Dr. Richard Brettell
- Former Professor of Art and Aesthetic Studies
- Margaret M. McDermott Distinguished Chair of Art and Aesthetic Studies (Former)
Mrs. Nancy B. Hamon made the donation to create the endowment for the Margaret M. McDermott Distinguished Chair of Art and Aesthetic Studies in April 2004, and Brettell was appointed to the chair in May 2005. The chair was created to support the scholarly, educational and research activities of an internationally recognized scholar in the area of art and aesthetic studies. Edith O’Donnell created the chair that bears her name in June 2014, when Brettell filled the position, to support the research and scholarly activities of the director of The Edith O’Donnell Institute of Art History at UT Dallas.
“Being at UT Dallas has been continuously stimulating for me. From students with a wide range of ages, cultures and educational backgrounds to an atmosphere of reinvention and creative discourse: What’s not to love?”
In memory of Dr. Richard Brettell
January 17, 1949-July 24, 2020
Dr. Richard Brettell was among the world’s foremost authorities on Impressionism and French painting from 1830 to 1930. He served as an international museum consultant with projects in Europe, Asia and the United States, including the Millennium Gift of the Sara Lee Collection, the largest corporate gift to the arts in American history.
Brettell was the first director of the Edith O’Donnell Institute of Art History at The University of Texas at Dallas. The position, as well as the Edith O’Donnell University Distinguished Chair professorship to which he also was named, was made possible by a gift from a longtime UT Dallas friend and civic leader Edith O’Donnell.
“The Edith O’Donnell Institute of Art History will be the first such institute formed in the digital age,” Brettell said. “It will work with the distinguished older institutes … and will add a truly 21st-century dimension to the study of art history.”

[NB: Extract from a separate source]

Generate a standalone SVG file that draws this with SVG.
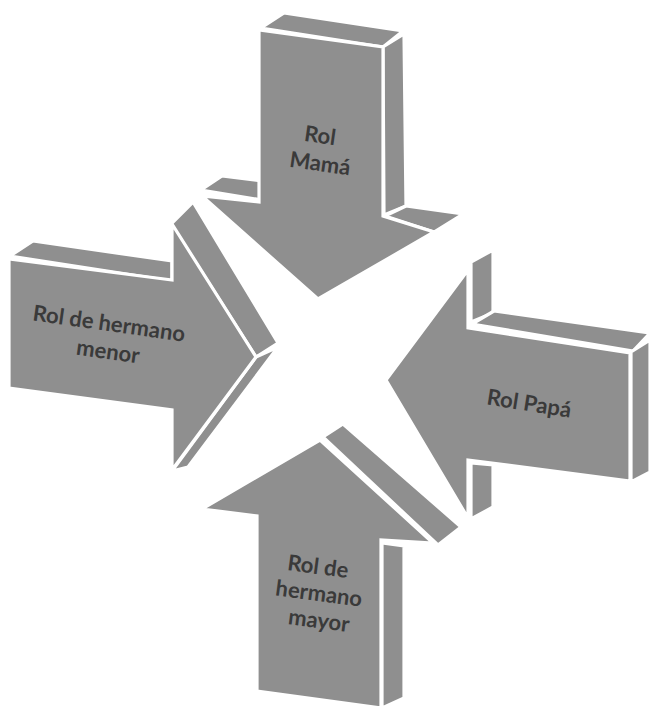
<svg xmlns="http://www.w3.org/2000/svg" width="649" height="706" viewBox="0 0 649 706">
<style>
.face{fill:#8f8f8f;stroke:#ffffff;stroke-width:3.2;stroke-linejoin:miter}
.lbl{font-family:Lato,"Liberation Sans",sans-serif;font-weight:bold;font-size:22px;fill:#3a3a3a;text-anchor:middle}
</style>
<rect width="649" height="706" fill="#ffffff"/>
<g id="arrow-mama">
<polygon class="face" points="261,28 284,13 403,31 383,47"/>
<polygon class="face" points="383,47 404,34 406,206 384,215"/>
<polygon class="face" points="201,190 222,176 262,181 262,200"/>
<polygon class="face" points="385,216 406,206 463,214 434,232"/>
<polygon class="face" points="259,30 383,47 383,216 434,232 318,299 202,196 259,202"/>
<text class="lbl" transform="rotate(8 319 143)" x="319" y="143">Rol</text>
<text class="lbl" transform="rotate(8 319 171)" x="319" y="171">Mamá</text>
</g>
<g id="arrow-hermano-menor">
<polygon class="face" points="10,256 33,241 172,261 172,281"/>
<polygon class="face" points="171,224 193,202 278,343 256,357"/>
<polygon class="face" points="256,357 278,347 188,467 172,471"/>
<polygon class="face" points="9,259 172,280 172,224 256,357 172,470 172,410 9,388"/>
<text class="lbl" transform="rotate(8 108 331)" x="108" y="331">Rol de hermano</text>
<text class="lbl" transform="rotate(8 107 359)" x="107" y="359">menor</text>
</g>
<g id="arrow-papa">
<polygon class="face" points="471,262 493,250 493,313 471,322"/>
<polygon class="face" points="471,463 493,465 493,507 471,519"/>
<polygon class="face" points="472,324 494,311 650,333 633,351"/>
<polygon class="face" points="631,352 650,340 650,472 631,482"/>
<polygon class="face" points="468,270 468,328 630,353 630,481 468,460 468,518 386,380"/>
<text class="lbl" transform="rotate(9 528 411)" x="528" y="411">Rol Papá</text>
</g>
<g id="arrow-hermano-mayor">
<polygon class="face" points="323,437 343,424 461,527 438,545"/>
<polygon class="face" points="382,543 404,546 404,698 382,708"/>
<polygon class="face" points="202,509 320,440 433,543 381,540 381,708 257,691 257,516"/>
<text class="lbl" transform="rotate(7.5 317 574)" x="317" y="574">Rol de</text>
<text class="lbl" transform="rotate(7.5 318 601)" x="318" y="601">hermano</text>
<text class="lbl" transform="rotate(7.5 318 628)" x="318" y="628">mayor</text>
</g>
<g id="connectors"/>
</svg>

Brettell also helped create FRAME (French/Regional/American Museum Exchange), a formal collaboration of museums in the United States and France that serves as a catalyst for cultural exchange. As a result of his work with FRAME, he received a commandeur certificate from the Ordre des Arts et des Lettres (Order of Arts and Letters). The award is the most prestigious of its type in France. Fellow commandeurs include T.S. Eliot, Clint Eastwood, Marcel Marceau, Bob Dylan and Ray Bradbury.
“I have worked my entire professional life in France, and to receive this honor was a true recognition from a culture I both adore and respect,” said Brettell.
In 2010, Brettell curated the exhibition Pissarro’s People at the Sterling and Francine Clark Art Institute in Williamstown, Mass. The Impressionist exhibit displayed 92 works, including portraits of artist Camille Pissarro’s family members alongside pictures of artists, neighbors, domestic help and rural workers. The exhibition was reviewed in The New York Times, The Wall Street Journal and The Boston Globe.
In conjunction with the exhibition, Brettell published Pissarro’s People, an archival study that included interviews with surviving family members of the artist and research from newly discovered letters.
Brettell also served as a vice provost of UT Dallas.
He earned his undergraduate, master’s and doctoral degrees from Yale University. He has taught at The University of Texas at Austin, Northwestern University, The University of Chicago, Yale University and Harvard University.